We opened the Catholic schools immediately in tents but I needed generators to be able to flush the toilets. I told the pastors: If we can flush the toilets we can open the schools.
The public schools were closed for about two years, but we opened the Catholic schools immediately. His jet plane brought the generators down and, when he landed, all the people on St. Croix were so excited. The planes said Domino’s Pizza on them and we were living on coconut milk and cold baked beans at the time. They said “The bishop sent out for pizza!”
This was my first visit to the campus there in Florida, near Naples. The president is Dr. Nick Healy, who is the uncle of a Boston priest serving on the faculty of St. John’s, Father Bob Oliver. The university has about 800 students at that campus, another 500 in Nicaragua, plus the law school, which they have moved down to Naples.
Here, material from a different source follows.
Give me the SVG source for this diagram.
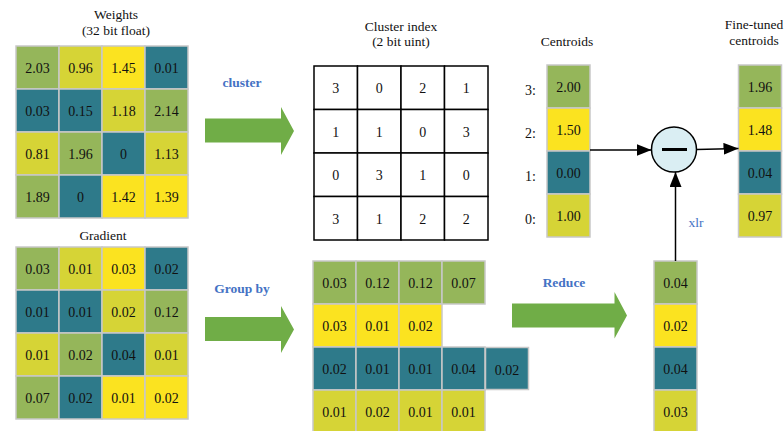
<svg xmlns="http://www.w3.org/2000/svg" width="784" height="431" viewBox="0 0 784 431" font-family="'Liberation Serif', 'DejaVu Serif', serif">
<style>
text{font-family:'Liberation Serif','DejaVu Serif',serif;fill:#111;}
.t{font-size:14px;text-anchor:middle;}
.h{font-size:13.5px;text-anchor:middle;}
.b{font-size:13.5px;font-weight:bold;fill:#4472C4;text-anchor:middle;}
.c{stroke:#C8C8C8;stroke-width:1.5;}
.G{fill:#95B65A;}
.Y{fill:#FBE320;}
.T{fill:#2E7A8A;}
.L{fill:#D6D436;}
.k{fill:#fff;stroke:#000;stroke-width:1.5;}
.ar{fill:#70AD47;}
.ln{stroke:#000;stroke-width:1.5;fill:none;}
</style>
<defs>
<marker id="ah" markerWidth="15" markerHeight="12" refX="15" refY="6" orient="auto" markerUnits="userSpaceOnUse">
<path d="M0,0 L15,6 L0,12 Z" fill="#000"/>
</marker>
</defs>

<g id="weights">
<text class="h" x="116" y="19">Weights</text>
<text class="h" x="116" y="35">(32 bit float)</text>
<rect class="c G" x="16" y="46" width="43" height="43"/><text class="t" x="37.5" y="73">2.03</text>
<rect class="c L" x="59" y="46" width="43" height="43"/><text class="t" x="80.5" y="73">0.96</text>
<rect class="c Y" x="102" y="46" width="43" height="43"/><text class="t" x="123.5" y="73">1.45</text>
<rect class="c T" x="145" y="46" width="43" height="43"/><text class="t" x="166.5" y="73">0.01</text>
<rect class="c T" x="16" y="89" width="43" height="43"/><text class="t" x="37.5" y="116">0.03</text>
<rect class="c T" x="59" y="89" width="43" height="43"/><text class="t" x="80.5" y="116">0.15</text>
<rect class="c L" x="102" y="89" width="43" height="43"/><text class="t" x="123.5" y="116">1.18</text>
<rect class="c G" x="145" y="89" width="43" height="43"/><text class="t" x="166.5" y="116">2.14</text>
<rect class="c L" x="16" y="132" width="43" height="43"/><text class="t" x="37.5" y="159">0.81</text>
<rect class="c G" x="59" y="132" width="43" height="43"/><text class="t" x="80.5" y="159">1.96</text>
<rect class="c T" x="102" y="132" width="43" height="43"/><text class="t" x="123.5" y="159">0</text>
<rect class="c L" x="145" y="132" width="43" height="43"/><text class="t" x="166.5" y="159">1.13</text>
<rect class="c G" x="16" y="175" width="43" height="43"/><text class="t" x="37.5" y="202">1.89</text>
<rect class="c T" x="59" y="175" width="43" height="43"/><text class="t" x="80.5" y="202">0</text>
<rect class="c Y" x="102" y="175" width="43" height="43"/><text class="t" x="123.5" y="202">1.42</text>
<rect class="c Y" x="145" y="175" width="43" height="43"/><text class="t" x="166.5" y="202">1.39</text>
</g>

<g id="gradient">
<text class="h" x="103" y="240">Gradient</text>
<rect class="c G" x="16" y="247" width="43" height="43"/><text class="t" x="37.5" y="274">0.03</text>
<rect class="c L" x="59" y="247" width="43" height="43"/><text class="t" x="80.5" y="274">0.01</text>
<rect class="c Y" x="102" y="247" width="43" height="43"/><text class="t" x="123.5" y="274">0.03</text>
<rect class="c T" x="145" y="247" width="43" height="43"/><text class="t" x="166.5" y="274">0.02</text>
<rect class="c T" x="16" y="290" width="43" height="43"/><text class="t" x="37.5" y="317">0.01</text>
<rect class="c T" x="59" y="290" width="43" height="43"/><text class="t" x="80.5" y="317">0.01</text>
<rect class="c L" x="102" y="290" width="43" height="43"/><text class="t" x="123.5" y="317">0.02</text>
<rect class="c G" x="145" y="290" width="43" height="43"/><text class="t" x="166.5" y="317">0.12</text>
<rect class="c L" x="16" y="333" width="43" height="43"/><text class="t" x="37.5" y="360">0.01</text>
<rect class="c G" x="59" y="333" width="43" height="43"/><text class="t" x="80.5" y="360">0.02</text>
<rect class="c T" x="102" y="333" width="43" height="43"/><text class="t" x="123.5" y="360">0.04</text>
<rect class="c L" x="145" y="333" width="43" height="43"/><text class="t" x="166.5" y="360">0.01</text>
<rect class="c G" x="16" y="376" width="43" height="43"/><text class="t" x="37.5" y="403">0.07</text>
<rect class="c T" x="59" y="376" width="43" height="43"/><text class="t" x="80.5" y="403">0.02</text>
<rect class="c Y" x="102" y="376" width="43" height="43"/><text class="t" x="123.5" y="403">0.01</text>
<rect class="c Y" x="145" y="376" width="43" height="43"/><text class="t" x="166.5" y="403">0.02</text>
</g>

<g id="cluster-arrow">
<text class="b" x="242" y="87">cluster</text>
<path class="ar" d="M205,118.5 H281 V107 L294,131 L281,155 V142.5 H205 Z"/>
</g>

<g id="groupby-arrow">
<text class="b" x="242" y="293">Group by</text>
<path class="ar" d="M205,317 H281 V306 L294,329.5 L281,353 V341 H205 Z"/>
</g>

<g id="cluster-index">
<text class="h" x="401" y="31">Cluster index</text>
<text class="h" x="401" y="46">(2 bit uint)</text>
<rect class="k" x="314" y="66" width="43.5" height="43.5"/><text class="t" x="335.75" y="93">3</text>
<rect class="k" x="357.5" y="66" width="43.5" height="43.5"/><text class="t" x="379.25" y="93">0</text>
<rect class="k" x="401" y="66" width="43.5" height="43.5"/><text class="t" x="422.75" y="93">2</text>
<rect class="k" x="444.5" y="66" width="43.5" height="43.5"/><text class="t" x="466.25" y="93">1</text>
<rect class="k" x="314" y="109.5" width="43.5" height="43.5"/><text class="t" x="335.75" y="136.5">1</text>
<rect class="k" x="357.5" y="109.5" width="43.5" height="43.5"/><text class="t" x="379.25" y="136.5">1</text>
<rect class="k" x="401" y="109.5" width="43.5" height="43.5"/><text class="t" x="422.75" y="136.5">0</text>
<rect class="k" x="444.5" y="109.5" width="43.5" height="43.5"/><text class="t" x="466.25" y="136.5">3</text>
<rect class="k" x="314" y="153" width="43.5" height="43.5"/><text class="t" x="335.75" y="180">0</text>
<rect class="k" x="357.5" y="153" width="43.5" height="43.5"/><text class="t" x="379.25" y="180">3</text>
<rect class="k" x="401" y="153" width="43.5" height="43.5"/><text class="t" x="422.75" y="180">1</text>
<rect class="k" x="444.5" y="153" width="43.5" height="43.5"/><text class="t" x="466.25" y="180">0</text>
<rect class="k" x="314" y="196.5" width="43.5" height="43.5"/><text class="t" x="335.75" y="223.5">3</text>
<rect class="k" x="357.5" y="196.5" width="43.5" height="43.5"/><text class="t" x="379.25" y="223.5">1</text>
<rect class="k" x="401" y="196.5" width="43.5" height="43.5"/><text class="t" x="422.75" y="223.5">2</text>
<rect class="k" x="444.5" y="196.5" width="43.5" height="43.5"/><text class="t" x="466.25" y="223.5">2</text>
</g>

<g id="grouped">
<rect class="c G" x="313" y="261" width="43" height="43"/><text class="t" x="334.5" y="288">0.03</text>
<rect class="c G" x="356" y="261" width="43" height="43"/><text class="t" x="377.5" y="288">0.12</text>
<rect class="c G" x="399" y="261" width="43" height="43"/><text class="t" x="420.5" y="288">0.12</text>
<rect class="c G" x="442" y="261" width="43" height="43"/><text class="t" x="463.5" y="288">0.07</text>
<rect class="c Y" x="313" y="304" width="43" height="43"/><text class="t" x="334.5" y="331">0.03</text>
<rect class="c Y" x="356" y="304" width="43" height="43"/><text class="t" x="377.5" y="331">0.01</text>
<rect class="c Y" x="399" y="304" width="43" height="43"/><text class="t" x="420.5" y="331">0.02</text>
<rect class="c T" x="313" y="347" width="43" height="43"/><text class="t" x="334.5" y="374">0.02</text>
<rect class="c T" x="356" y="347" width="43" height="43"/><text class="t" x="377.5" y="374">0.01</text>
<rect class="c T" x="399" y="347" width="43" height="43"/><text class="t" x="420.5" y="374">0.01</text>
<rect class="c T" x="442" y="347" width="43" height="43"/><text class="t" x="463.5" y="374">0.04</text>
<rect class="c T" x="485.5" y="347.5" width="43" height="42"/><text class="t" x="507" y="375">0.02</text>
<rect class="c L" x="313" y="390" width="43" height="43"/><text class="t" x="334.5" y="417">0.01</text>
<rect class="c L" x="356" y="390" width="43" height="43"/><text class="t" x="377.5" y="417">0.02</text>
<rect class="c L" x="399" y="390" width="43" height="43"/><text class="t" x="420.5" y="417">0.01</text>
<rect class="c L" x="442" y="390" width="43" height="43"/><text class="t" x="463.5" y="417">0.01</text>
</g>

<g id="reduce-arrow">
<text class="b" x="564" y="287">Reduce</text>
<path class="ar" d="M512,303.5 H614.5 V292 L627,315.5 L614.5,338.5 V327.5 H512 Z"/>
</g>

<g id="reduced">
<rect class="c G" x="654" y="261" width="43" height="43"/><text class="t" x="675.5" y="288">0.04</text>
<rect class="c Y" x="654" y="304" width="43" height="43"/><text class="t" x="675.5" y="331">0.02</text>
<rect class="c T" x="654" y="347" width="43" height="43"/><text class="t" x="675.5" y="374">0.04</text>
<rect class="c L" x="654" y="390" width="43" height="43"/><text class="t" x="675.5" y="417">0.03</text>
</g>

<g id="centroids">
<text class="h" x="567" y="46">Centroids</text>
<text class="t" x="530.5" y="95">3:</text>
<text class="t" x="530.5" y="138">2:</text>
<text class="t" x="530.5" y="180.5">1:</text>
<text class="t" x="530.5" y="223.5">0:</text>
<rect class="c G" x="547" y="65" width="43" height="43"/><text class="t" x="568.5" y="92">2.00</text>
<rect class="c Y" x="547" y="108" width="43" height="43"/><text class="t" x="568.5" y="135">1.50</text>
<rect class="c T" x="547" y="151" width="43" height="43"/><text class="t" x="568.5" y="178">0.00</text>
<rect class="c L" x="547" y="194" width="43" height="43"/><text class="t" x="568.5" y="221">1.00</text>
</g>

<g id="subtract">
<circle cx="674" cy="149.5" r="22.5" fill="#DAEEF3" stroke="#000" stroke-width="1.5"/>
<line x1="662" y1="149.5" x2="687" y2="149.5" stroke="#000" stroke-width="3"/>
</g>

<g id="finetuned">
<text class="h" x="754" y="29">Fine-tuned</text>
<text class="h" x="754" y="45">centroids</text>
<rect class="c G" x="738.5" y="65" width="43" height="43"/><text class="t" x="760" y="92">1.96</text>
<rect class="c Y" x="738.5" y="108" width="43" height="43"/><text class="t" x="760" y="135">1.48</text>
<rect class="c T" x="738.5" y="151" width="43" height="43"/><text class="t" x="760" y="178">0.04</text>
<rect class="c L" x="738.5" y="194" width="43" height="43"/><text class="t" x="760" y="221">0.97</text>
</g>

<g id="connectors">
<line class="ln" x1="590" y1="150" x2="651.5" y2="150" marker-end="url(#ah)"/>
<line class="ln" x1="696.5" y1="149.5" x2="738.5" y2="148.5" marker-end="url(#ah)"/>
<line class="ln" x1="675.5" y1="261" x2="675.5" y2="172" marker-end="url(#ah)"/>
<text x="696" y="227" font-size="13.5px" style="fill:#4472C4;text-anchor:middle">xlr</text>
</g>
</svg>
We met a number of the students from Boston who are there, and some of the members of the faculty who had gone to Boston College.
I was awarded a Doctorate of Humane Letters, which they presented to me at the end of the Baccalaureate Mass I celebrated the evening before the commencement.
Ave Maria, like Steubenville, Magdalen College and Thomas More College, are colleges that have come about to give a very serious Catholic formation to their students through their strong Catholic identity.
On Sunday, I was back in Boston to celebrate a Mother’s Day Mass at St. Peter Parish in Dorchester with the Cape Verdean community. I concelebrated with St. Peter’s pastor, Father Jack Ahern.
Afterwards, we visited the parish center. The church was full. They had a wonderful musical program in honor of the mothers.
The Capuchins have had a very longstanding relationship with the Cape Verdean community since the time of Padre Pio and the Hermanas Franciscanas de la Imaculada Concepcion (Franciscan Sisters of the Immaculate Conception), an order founded by Padre Pio to work among the Cape Verdeans.
The Mass ended with a crowning with the Holy Ghost crown because the Sundays before Pentecost for the Portuguese-speaking Catholics are the “Domingas.”
At the end of Mass a family is consecrated to the Holy Spirit. They take the Holy Ghost crown to their home for a week, and then the following week another family will have it -- all part of the Novena before Pentecost.
On the way to the Mass, I stopped off at the Mothers Walk for Peace that takes place each year in Dorchester. Many mothers who were in the march also participated in the Mass at St. Peter’s.